I am trying to use torch.autograd.functional.jacobian to calculate the gradients of the model parameters with respect to a set of losses, but it returns all zeros. My function definition is as follows
def load_weights(model, names, orig_params, new_params, as_params=False):
param_shapes = [p.shape for p in model.dnn.parameters()]
start = 0
for name, p, new_p, shape in zip(names, orig_params, new_params, param_shapes):
numel = int(torch.prod(torch.tensor(shape)))
set_attr(model.dnn, name.split("."), torch.nn.Parameter(new_params[start:start + numel].view(shape)))
start += numel
def func(param_list):
load_weights(self.model, names, org_param, param_list, 1)
result = self.eq_cons(param_list)
result.requires_grad_()
return result
jac_mtx = torch.autograd.functional.jacobian(func, param_list, strict=1)
The eq_cons function updates the model using the passed parameters, computes a series of loss, and concatenates them into an array with a shape consistent with specific data. When I modify param_list, it can be seen that the return value of the eq_cons and the func function both changes.

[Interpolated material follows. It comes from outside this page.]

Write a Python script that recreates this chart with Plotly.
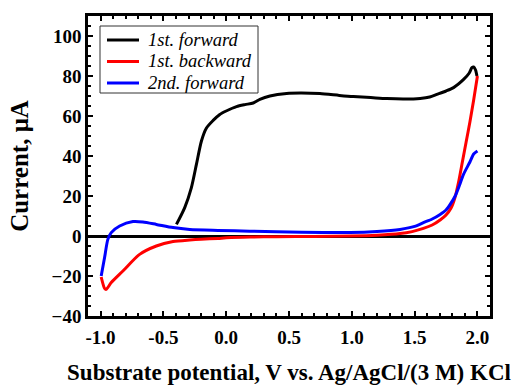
import plotly.graph_objects as go

# Cyclic voltammetry sweeps: substrate potential (V) vs. current (µA)
forward1_v = [-0.396, -0.33, -0.277, -0.237, -0.197, -0.157, -0.104, -0.051, 0.0, 0.082,
              0.15, 0.215, 0.268, 0.348, 0.481, 0.6, 0.746, 0.9, 1.012, 1.15,
              1.278, 1.42, 1.544, 1.62, 1.677, 1.75, 1.81, 1.89, 1.935, 1.956,
              1.97, 1.985, 1.996]
forward1_i = [5.8, 14.2, 24.2, 35.8, 47.5, 54.0, 57.8, 60.8, 62.5, 64.7,
              65.7, 66.5, 68.3, 70.0, 71.3, 71.5, 71.2, 70.3, 69.7, 69.2,
              68.7, 68.5, 68.8, 69.5, 70.8, 72.5, 74.2, 78.3, 81.5, 84.2,
              84.5, 83.0, 80.0]

backward1_v = [2.0, 1.97, 1.94, 1.91, 1.88, 1.85, 1.82, 1.79, 1.75, 1.703,
               1.64, 1.57, 1.48, 1.384, 1.2, 0.986, 0.7, 0.4, 0.188, 0.0,
               -0.065, -0.2, -0.29, -0.423, -0.556, -0.689, -0.822, -0.915, -0.955, -0.968,
               -0.995]
backward1_i = [80.0, 68.0, 57.0, 47.0, 37.0, 27.0, 19.0, 14.0, 10.5, 8.0,
               5.5, 3.8, 2.2, 1.2, 0.4, 0.0, -0.2, -0.4, -0.5, -0.9,
               -1.2, -1.6, -2.0, -2.8, -5.0, -9.2, -17.5, -23.3, -26.7, -26.2,
               -20.5]

forward2_v = [-0.995, -0.968, -0.942, -0.915, -0.848, -0.742, -0.663, -0.556, -0.423, -0.29,
              -0.065, 0.187, 0.6, 0.986, 1.2, 1.384, 1.5, 1.57, 1.64, 1.703,
              1.75, 1.783, 1.823, 1.855, 1.889, 1.94, 1.97, 2.0]
forward2_i = [-20.0, -10.8, -1.7, 1.7, 5.0, 7.2, 7.0, 5.8, 4.2, 3.3,
              2.8, 2.4, 1.9, 1.8, 2.3, 3.3, 4.8, 6.7, 8.5, 10.8,
              13.0, 15.8, 20.0, 25.0, 30.8, 37.0, 41.0, 42.5]

series_names = ["1st. forward", "1st. backward", "2nd. forward"]
series_colors = ["#000000", "#ff0000", "#0000ff"]

x_ticks = [-1.0, -0.5, 0.0, 0.5, 1.0, 1.5, 2.0]
y_ticks = [-40, -20, 0, 20, 40, 60, 80, 100]

FONT = "'Times New Roman', 'Liberation Serif', serif"

W, H = 514, 389
M_L, M_R, M_T, M_B = 88, 24, 16, 73
PLOT_W, PLOT_H = W - M_L - M_R, H - M_T - M_B


def px_to_paper(px, py):
    """Convert a pixel position on the page into paper coordinates."""
    return (px - M_L) / PLOT_W, (H - M_B - py) / PLOT_H


fig = go.Figure()
for v, i, name, color in zip(
    [forward1_v, backward1_v, forward2_v],
    [forward1_i, backward1_i, forward2_i],
    series_names, series_colors,
):
    fig.add_trace(go.Scatter(
        x=v, y=i, mode="lines", name=name, showlegend=False,
        line=dict(color=color, width=3, shape="spline", smoothing=0.7),
    ))

# Boxed legend in the upper-left corner (compact row spacing)
bx0, by0 = px_to_paper(100, 93)
bx1, by1 = px_to_paper(258, 26)
fig.add_shape(type="rect", xref="paper", yref="paper", x0=bx0, y0=by0, x1=bx1, y1=by1,
              line=dict(color="#333333", width=1), fillcolor="white", layer="above")
for k, (name, color) in enumerate(zip(series_names, series_colors)):
    row_y = 40 + k * 21.5
    lx0, ly = px_to_paper(107, row_y)
    lx1, _ = px_to_paper(139, row_y)
    tx, ty = px_to_paper(146, row_y)
    fig.add_shape(type="line", xref="paper", yref="paper", x0=lx0, x1=lx1, y0=ly, y1=ly,
                  line=dict(color=color, width=3), layer="above")
    fig.add_annotation(xref="paper", yref="paper", x=tx, y=ty, xanchor="left", yanchor="middle",
                       text=name, showarrow=False,
                       font=dict(family=FONT, size=18.5, color="black", style="italic"))

axis_common = dict(
    showline=True, linecolor="black", linewidth=2.5, mirror="allticks",
    ticks="inside", ticklen=5, tickwidth=1.5, tickcolor="black",
    showgrid=False, automargin=False,
    tickfont=dict(family=FONT, size=19, color="black", weight="bold"),
)

fig.update_xaxes(
    range=[-1.1, 2.1], tickvals=x_ticks, ticktext=[f"{t:.1f}" for t in x_ticks],
    minor=dict(dtick=0.1, tick0=0, ticks="inside", ticklen=3, tickwidth=1.5, tickcolor="black"),
    zeroline=False, ticklabelstandoff=2,
    title=dict(text="Substrate potential, V vs. Ag/AgCl/(3 M) KCl",
               font=dict(family=FONT, size=23, color="black", weight="bold"), standoff=18),
    **axis_common,
)
fig.update_yaxes(
    range=[-40, 110], tickvals=y_ticks,
    minor=dict(dtick=5, tick0=0, ticks="inside", ticklen=3, tickwidth=1.5, tickcolor="black"),
    zeroline=True, zerolinecolor="black", zerolinewidth=2.5,
    title=dict(text="Current, μA",
               font=dict(family=FONT, size=25, color="black", weight="bold"), standoff=16),
    **axis_common,
)

fig.update_layout(
    width=W, height=H,
    margin=dict(l=M_L, r=M_R, t=M_T, b=M_B),
    paper_bgcolor="white", plot_bgcolor="white",
    showlegend=False,
)

fig.write_html("out.html")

However, when I use torch.autograd.functional.jacobian to compute the Jacobian of func with respect to param_list, I find that the resulting Jacobian matrix is all zeros. When I set strict=1, it raises the error:
RuntimeError: Output 0 of the user-provided function is independent of input 0. This is not allowed in strict mode.

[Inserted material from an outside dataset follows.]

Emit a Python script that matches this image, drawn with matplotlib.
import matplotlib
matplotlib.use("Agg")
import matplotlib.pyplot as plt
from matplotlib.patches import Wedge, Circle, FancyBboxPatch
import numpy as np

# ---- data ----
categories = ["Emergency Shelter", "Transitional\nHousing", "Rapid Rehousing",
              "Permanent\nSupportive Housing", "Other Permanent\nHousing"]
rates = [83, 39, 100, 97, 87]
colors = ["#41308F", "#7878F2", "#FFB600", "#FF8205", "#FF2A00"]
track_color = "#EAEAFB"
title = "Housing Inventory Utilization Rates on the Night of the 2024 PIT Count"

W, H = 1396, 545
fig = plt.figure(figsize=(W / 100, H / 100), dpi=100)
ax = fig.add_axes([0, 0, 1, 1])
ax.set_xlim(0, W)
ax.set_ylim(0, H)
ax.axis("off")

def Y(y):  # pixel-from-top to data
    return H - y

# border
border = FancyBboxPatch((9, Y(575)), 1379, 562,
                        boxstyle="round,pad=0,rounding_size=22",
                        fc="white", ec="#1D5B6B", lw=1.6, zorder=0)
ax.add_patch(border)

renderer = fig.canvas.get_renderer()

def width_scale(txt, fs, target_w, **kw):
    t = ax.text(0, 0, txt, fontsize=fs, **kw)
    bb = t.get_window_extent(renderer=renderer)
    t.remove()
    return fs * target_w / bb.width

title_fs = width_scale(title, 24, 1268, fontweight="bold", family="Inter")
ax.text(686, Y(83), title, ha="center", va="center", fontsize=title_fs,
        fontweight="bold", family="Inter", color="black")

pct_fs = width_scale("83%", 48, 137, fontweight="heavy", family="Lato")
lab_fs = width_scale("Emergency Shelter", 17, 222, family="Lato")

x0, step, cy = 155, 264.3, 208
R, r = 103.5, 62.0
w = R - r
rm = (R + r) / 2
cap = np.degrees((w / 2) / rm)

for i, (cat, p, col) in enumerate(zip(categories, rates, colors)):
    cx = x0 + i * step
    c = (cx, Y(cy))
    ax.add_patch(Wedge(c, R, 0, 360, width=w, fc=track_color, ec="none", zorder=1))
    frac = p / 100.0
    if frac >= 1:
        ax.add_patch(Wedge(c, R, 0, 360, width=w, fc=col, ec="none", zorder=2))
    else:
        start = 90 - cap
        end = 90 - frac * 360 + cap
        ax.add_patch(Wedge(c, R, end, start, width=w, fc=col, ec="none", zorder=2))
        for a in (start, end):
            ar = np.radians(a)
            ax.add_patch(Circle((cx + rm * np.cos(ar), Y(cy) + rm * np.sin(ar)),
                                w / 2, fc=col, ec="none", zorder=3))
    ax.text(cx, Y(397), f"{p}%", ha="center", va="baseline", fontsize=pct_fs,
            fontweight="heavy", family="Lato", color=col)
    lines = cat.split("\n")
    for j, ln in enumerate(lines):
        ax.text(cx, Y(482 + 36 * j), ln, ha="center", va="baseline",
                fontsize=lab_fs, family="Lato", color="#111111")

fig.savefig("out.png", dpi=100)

To solve this problem, I check the model.parameters() in the end of the load_weights function and I am sure that the parameters are updated. Besides, I attempted to split the output, call backward in a loop, and used the following code to calculate the gradients separately. However, it returned the same result for different terms in the output.
for index in range(len(output)):
self.model.dnn.zero_grad()
item = output[index]
item.backward()
for p in self.model.dnn.parameters():
param_grad = p.grad.detach().data
I am confused about this error because the output of func changes with the input, and I have no idea about how to solve it. Why does this error occur? How can I modify my code to compute the jacobian correctly?